NIH funds research on mRNA vaccines to stop cancer development

The National Cancer Institute at the National Institutes of Health has awarded a multidisciplinary team of Weill Cornell Medicine researchers a five-year $5.7 million grant to support a center dedicated to creating messenger RNA (mRNA) vaccines to prevent the development of cancer in at-risk groups.

The Cancer Prevention-Interception Targeted Agent Discovery Program (CAP-IT), a cooperative research network funded by the NCI, was established to find drugs that prevent or intercept cancer in high-risk populations. The Weill Cornell Medicine CAP-IT Center for LNP RNA Immunoprevention was chosen as one of two founding members of the program.

Prevention is really the best cure for cancer.”

Dr Steven M. Lipkin, Principal Investigator, Project Leader, and Vice Chair for Research, Department of Medicine, Weill Cornell Medicine

The goal of Dr Lipkin and his team’s work on vaccines containing mRNA—a molecule that gives cells instructions to produce particular proteins—is to stimulate the immune system to recognize and eliminate cancer cells bearing these proteins at an early stage.

This tactic could prevent malignant cell populations from amassing sufficient mutations to circumvent the immune response of the body. Additionally, the strategy aims to stop the development of a tumor microenvironment, which is made up of molecules, cells, and blood vessels that feed the cancer and stifle the immune system.

The vaccines will employ the same mRNA technology as the Moderna and Pfizer COVID-19 vaccines, which were constructed using data from at least ten years of earlier cancer-related scientific research.

The mRNA cargo will be enclosed in a fatty shell made of lipid nanoparticles that are being created in the lab of Dr Shaoyi Jiang, the Robert S. Langer ‘70 Family and Friends Professor in the Meinig School of Biomedical Engineering on Cornell’s Ithaca campus, to protect it from degradation.

With the aim of conducting clinical trials within the following five years, mRNA vaccine research will begin in mice. The researchers intend to carry out numerous studies.

The first is to create and test a Lynch syndrome mRNA vaccine, a genetic condition that is inherited and significantly raises the risk of developing colon and other cancers before the age of 50. The research group intends to modify these vaccines so that they stimulate T cells in the immune system to fight cancer.

Dr Lipkin added, “T cells recognize malignant cells, bind to them, and kill them.”

Dr Lipkin is also the leader of the Cancer Genetics and Epigenetics Program in the Sandra and Edward Meyer Cancer Center at Weill Cornell Medicine.

The second project involves creating and evaluating an mRNA vaccine for lung non-solid nodule (NSN) pre-malignant neoplasms, which are precancerous lung lesions.

There is currently no effective way of managing these lesions so they don’t progress to cancer, other than surgically taking them out.”

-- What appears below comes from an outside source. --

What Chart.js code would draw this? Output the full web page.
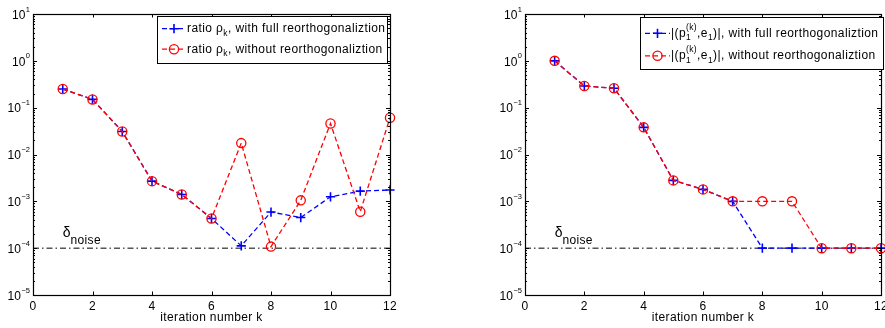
<!DOCTYPE html>
<html><head><meta charset="utf-8">
<script src="https://cdn.jsdelivr.net/npm/chart.js@4.4.0/dist/chart.umd.min.js"></script>
<style>
html,body{margin:0;padding:0;background:#fff;overflow:hidden;width:885px;height:328px}
.c{position:absolute;top:0}
</style></head><body>
<div class="c" style="left:0"><canvas id="c1" width="450" height="328"></canvas></div>
<div class="c" style="left:450px"><canvas id="c2" width="450" height="328"></canvas></div>
<script>
// ---------- data ----------
const iterations = [1, 2, 3, 4, 5, 6, 7, 8, 9, 10, 11, 12];
const ratioFull      = [0.25, 0.15, 0.031, 0.0027, 0.0014, 0.00043, 0.000112, 0.00059, 0.00045, 0.00125, 0.00165, 0.00175];
const ratioNoReorth  = [0.25, 0.15, 0.031, 0.0027, 0.0014, 0.00043, 0.0175, 0.000108, 0.00105, 0.046, 0.0006, 0.061];
const projFull       = [1.0, 0.29, 0.26, 0.038, 0.0028, 0.0018, 0.001, 0.0001, 0.0001, 0.0001, 0.0001, 0.0001];
const projNoReorth   = [1.0, 0.29, 0.26, 0.038, 0.0028, 0.0018, 0.001, 0.001, 0.001, 0.0001, 0.0001, 0.0001];
const deltaNoise = 1e-4;
const xTicks = [0, 2, 4, 6, 8, 10, 12];
const yTickExponents = [1, 0, -1, -2, -3, -4, -5];
const xTitle = 'iteration number k';
const legendLeft = [
  [['ratio ρ', 0], ['k', 1], [', with full reorthogonaliztion', 0]],
  [['ratio ρ', 0], ['k', 1], [', without reorthogonaliztion', 0]]
];
const legendRight = [
  [['|(p', 0], [['(k)', '1'], 3], [',e', 0], ['1', 1], [')|, with full reorthogonaliztion', 0]],
  [['|(p', 0], [['(k)', '1'], 3], [',e', 0], ['1', 1], [')|, without reorthogonaliztion', 0]]
];

const FAM = '"Liberation Sans", Arial, Helvetica, sans-serif';
const BLUE = '#0000ff', RED = '#ff0000';

function drawRuns(ctx, x, y, runs) {
  ctx.textBaseline = 'middle';
  ctx.textAlign = 'left';
  ctx.fillStyle = '#000';
  ctx.letterSpacing = '0.4px';
  for (const [t, kind] of runs) {
    if (kind === 0) {
      ctx.font = '12px ' + FAM; ctx.fillText(t, x, y); x += ctx.measureText(t).width;
    } else if (kind === 1) {
      ctx.font = '8.5px ' + FAM; ctx.fillText(t, x, y + 4.5); x += ctx.measureText(t).width;
    } else if (kind === 2) {
      ctx.font = '8.5px ' + FAM; ctx.fillText(t, x, y - 5); x += ctx.measureText(t).width;
    } else {
      ctx.font = '8.5px ' + FAM;
      ctx.fillText(t[0], x, y - 6); ctx.fillText(t[1], x, y + 4.5);
      x += Math.max(ctx.measureText(t[0]).width, ctx.measureText(t[1]).width);
    }
  }
}

const framePlugin = {
  id: 'frame',
  beforeDraw(chart) { chart.ctx.letterSpacing = '0.35px'; },
  afterDatasetsDraw(chart, args, opts) {
    const ctx = chart.ctx, a = chart.chartArea;
    const xs = chart.scales.x, ys = chart.scales.y;
    ctx.save();
    ctx.letterSpacing = '0px';
    // delta_noise label
    const dx = xs.getPixelForValue(1), dy = ys.getPixelForValue(deltaNoise);
    ctx.fillStyle = '#000';
    ctx.textBaseline = 'alphabetic'; ctx.textAlign = 'left';
    ctx.font = '14px ' + FAM; ctx.fillText('δ', dx, dy - 11);
    const dw = ctx.measureText('δ').width;
    ctx.letterSpacing = '0.35px';
    ctx.font = '12px ' + FAM; ctx.fillText('noise', dx + dw, dy - 4);
    ctx.letterSpacing = '0px';
    // frame
    ctx.strokeStyle = '#000'; ctx.lineWidth = 1.2;
    ctx.strokeRect(Math.round(a.left) + 0.5, Math.round(a.top) + 0.5, Math.round(a.right - a.left), Math.round(a.bottom - a.top));
    // ticks
    ctx.lineWidth = 1;
    ctx.beginPath();
    for (const v of xTicks) {
      const px = Math.round(xs.getPixelForValue(v)) + 0.5;
      ctx.moveTo(px, a.bottom); ctx.lineTo(px, a.bottom - 3.5);
      ctx.moveTo(px, a.top); ctx.lineTo(px, a.top + 3.5);
    }
    for (const e of yTickExponents) {
      for (let m = 1; m <= 9; m++) {
        const v = m * Math.pow(10, e);
        if (v > 10 * 1.0001 || v < 1e-5 * 0.9999) continue;
        const py = Math.round(ys.getPixelForValue(v)) + 0.5;
        const len = m === 1 ? 4 : 2;
        ctx.moveTo(a.left, py); ctx.lineTo(a.left + len, py);
        ctx.moveTo(a.right, py); ctx.lineTo(a.right - len, py);
      }
    }
    ctx.stroke();
    // y labels
    ctx.fillStyle = '#000';
    ctx.textBaseline = 'middle'; ctx.textAlign = 'left';
    for (const e of yTickExponents) {
      const py = ys.getPixelForValue(Math.pow(10, e));
      const exp = e < 0 ? '\u2212' + (-e) : String(e);
      ctx.font = '7.5px ' + FAM; const we = ctx.measureText(exp).width;
      ctx.font = '12px ' + FAM; const wb = ctx.measureText('10').width;
      const xr = a.left - 3;
      ctx.fillText('10', xr - we - wb - 0.5, py + 1.5);
      ctx.font = '7.5px ' + FAM; ctx.fillText(exp, xr - we, py - 4.5);
    }
    // legend
    const L = opts.legend;
    ctx.fillStyle = '#fff'; ctx.fillRect(L.x, L.y, L.w, L.h);
    ctx.strokeStyle = '#000'; ctx.lineWidth = 1;
    ctx.strokeRect(L.x + 0.5, L.y + 0.5, L.w, L.h);
    const styles = [
      { color: BLUE, style: 'cross', bw: 1.6 },
      { color: RED, style: 'circle', bw: 1.3 }
    ];
    L.items.forEach((runs, i) => {
      const y = L.rows[i];
      const s = styles[i];
      ctx.strokeStyle = s.color; ctx.lineWidth = 1.3;
      ctx.setLineDash([5, 3]);
      ctx.beginPath(); ctx.moveTo(L.sx0, y); ctx.lineTo(L.sx1, y); ctx.stroke();
      ctx.setLineDash([]);
      ctx.lineWidth = s.bw;
      ctx.fillStyle = 'rgba(0,0,0,0)';
      Chart.helpers.drawPoint(ctx, { pointStyle: s.style, radius: 4.6, rotation: 0, borderWidth: s.bw }, (L.sx0 + L.sx1) / 2, y);
      drawRuns(ctx, L.tx, y, runs);
      ctx.letterSpacing = '0px';
    });
    ctx.restore();
  }
};

function makeChart(id, full, noReorth, yw, padRight, legend) {
  const pts = arr => iterations.map((k, i) => ({ x: k, y: arr[i] }));
  return new Chart(document.getElementById(id), {
    type: 'line',
    data: {
      datasets: [
        { data: [{ x: 0, y: deltaNoise }, { x: 12, y: deltaNoise }], borderColor: '#000', borderWidth: 1,
          borderDash: [6, 3, 1.5, 3], pointRadius: 0, order: 3, fill: false },
        { data: pts(full), borderColor: BLUE, borderWidth: 1.3, borderDash: [5, 3], pointStyle: 'cross',
          pointRadius: 4.6, pointBorderWidth: 1.6, pointBorderColor: BLUE, pointBackgroundColor: 'rgba(0,0,0,0)',
          order: 2, fill: false, tension: 0, clip: false },
        { data: pts(noReorth), borderColor: RED, borderWidth: 1.3, borderDash: [5, 3], pointStyle: 'circle',
          pointRadius: 4.6, pointBorderWidth: 1.3, pointBorderColor: RED, pointBackgroundColor: 'rgba(0,0,0,0)',
          order: 1, fill: false, tension: 0, clip: false }
      ]
    },
    options: {
      responsive: false, animation: false, events: [],
      layout: { padding: { left: 0, top: 14, right: padRight, bottom: 0 } },
      plugins: { legend: { display: false }, tooltip: { enabled: false }, frame: { legend } },
      scales: {
        x: {
          type: 'linear', min: 0, max: 12,
          afterBuildTicks: s => { s.ticks = xTicks.map(v => ({ value: v })); },
          ticks: { font: { family: FAM, size: 12 }, color: '#000', padding: 4, maxRotation: 0, autoSkip: false,
                   callback: v => String(v) },
          grid: { display: false, drawTicks: false }, border: { display: false },
          title: { display: true, text: xTitle, font: { family: FAM, size: 12 }, color: '#000', padding: { top: 0, bottom: 3 } },
          afterFit: s => { s.height = 33; s.paddingLeft = 0; s.paddingRight = 0; }
        },
        y: {
          type: 'logarithmic', min: 1e-5, max: 10,
          ticks: { display: false },
          grid: { display: false, drawTicks: false }, border: { display: false },
          afterFit: s => { s.width = yw; s.paddingTop = 0; s.paddingBottom = 0; }
        }
      }
    },
    plugins: [framePlugin]
  });
}

makeChart('c1', ratioFull, ratioNoReorth, 33, 60,
  { x: 157, y: 16, w: 230, h: 47, rows: [28.7, 49.2], sx0: 162, sx1: 186, tx: 187, items: legendLeft });
makeChart('c2', projFull, projNoReorth, 75, 19,
  { x: 190, y: 17, w: 243, h: 52, rows: [33.3, 55.8], sx0: 195, sx1: 220, tx: 221, items: legendRight });
</script>
</body></html>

Dr Nasser Altorki, Study Principal Investigator and Chief, Thoracic Surgery, Weill Cornell Medicine

One day, scientists want to create an mRNA vaccine that targets populations of shared antigens, or foreign or abnormal particles that cause an immune response, in lung cancer patients.

Dr Altorki, who is also vice chairman of cardiothoracic surgery, the David B. Skinner, M.D., Professor of Thoracic Surgery, and director of the Meyer Cancer Center’s Experimental Therapeutics Program, suggested that another option is to create personalized vaccines that are targeted at the variations in the genetic makeup of each patient’s tumor.

Now is the right time to develop these lung cancer vaccines. We know a lot about the immunologic changes that allow lung tumors to grow, as well as some of the associated mutations.”

Dr Timothy McGraw, Study Principal Investigator and Professor, Biochemistry in Cardiothoracic Surgery and Biochemistry, Weill Cornell Medicine

For evaluating the therapeutic potential of vaccines against cancer-specific proteins identified in patients, preclinical models of premalignant lung cancer are essential. The Mittal laboratory recently created and characterized a lung cancer oncogene-driven model that resembles the human premalignant disease because such a model was not previously available.

Principal investigator Dr Vivek Mittal, who is a Gerald J. Ford-O. Wayne Isom Professor in Cardiothoracic Surgery, and Director of the Neuberger Berman Lung Cancer Laboratory, stated, “We were pleasantly surprised to observe very similar cellular and molecular changes in mice and human.”

The researchers are pursuing other mRNA vaccination projects with additional funding outside of this grant, including focusing on infection with Fusobacterium nucleatum, a bacterium that encourages colon cancer development, and Constitutional MisMatch Repair Deficiency (CMMRD), a pediatric cancer syndrome.

Dr Lipkin concluded, “We envision this program as a platform for the creation of several types of cancer vaccines. We have the technology to make vaccines that carry different mRNA cargo to activate the immune system in various ways to prevent cancer.”